The matte black of Ganondorf’s outer robe is an indicator of high rank, as is its colorful interior. Toward the end of the medieval period, black robes were sewn with gorgeous inner linings in order to demonstrate wealth, power, and prestige. To me, Ganondorf’s robe reads as something that would be worn by Oda Nobunaga, one of Japan’s most notorious warlords.
What’s interesting about Ganondorf’s design is that he doesn’t come off as a deity or a warlord. A god would have no need for such a sumptuous robe, while a lord would not reveal his skin or wear sandals. I’m strongly reminded of the sort of rōnin famously played by Toshiro Mifune in The Seven Samurai, a skilled but aging warrior who retains his dignity despite his debased circumstances.

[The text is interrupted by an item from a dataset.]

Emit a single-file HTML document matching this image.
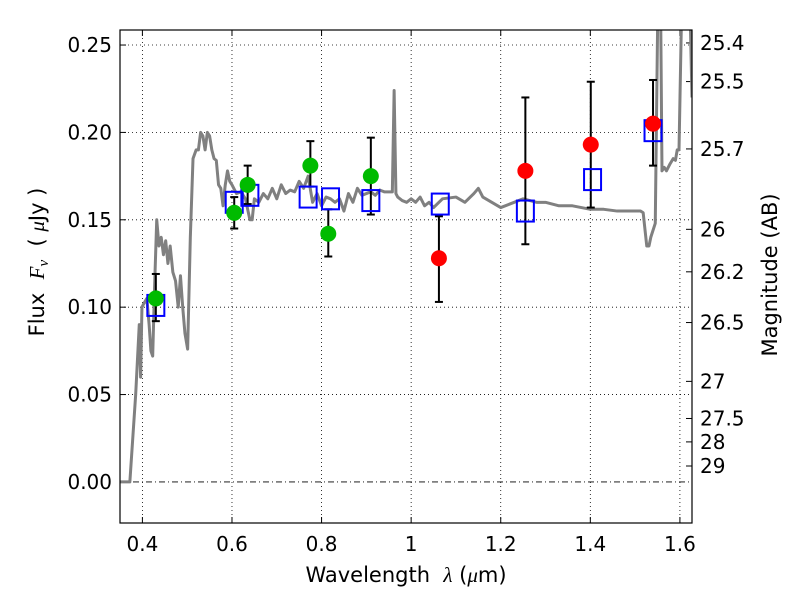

Ganondorf’s lower torso is wrapped in a haramaki to reinforce his core strength, and his right arm is bare so he can wield his sword without impediment. These are both very human touches, as is the cloth covering his shins and soles so that his skin doesn’t chafe. A more godlike character would not need these concessions, and a more aristocratic character would not bother with them.
In previous games, Ganondorf was covered from chin to toe in ornate armor or belted robes, signifying a lack of openness and vulnerability. Meanwhile, the Ganondorf of Tears of the Kingdom literally bares his chest as he reveals a number of contradictions. He is ornamented yet barefoot, and his regal black robe has been peeled back to showcase a bright lotus pattern.
Even despite his stern frown and clenched fists, I don’t feel that Ganondorf is visually coded as a villain… or, at least, he doesn’t seem completely inhuman.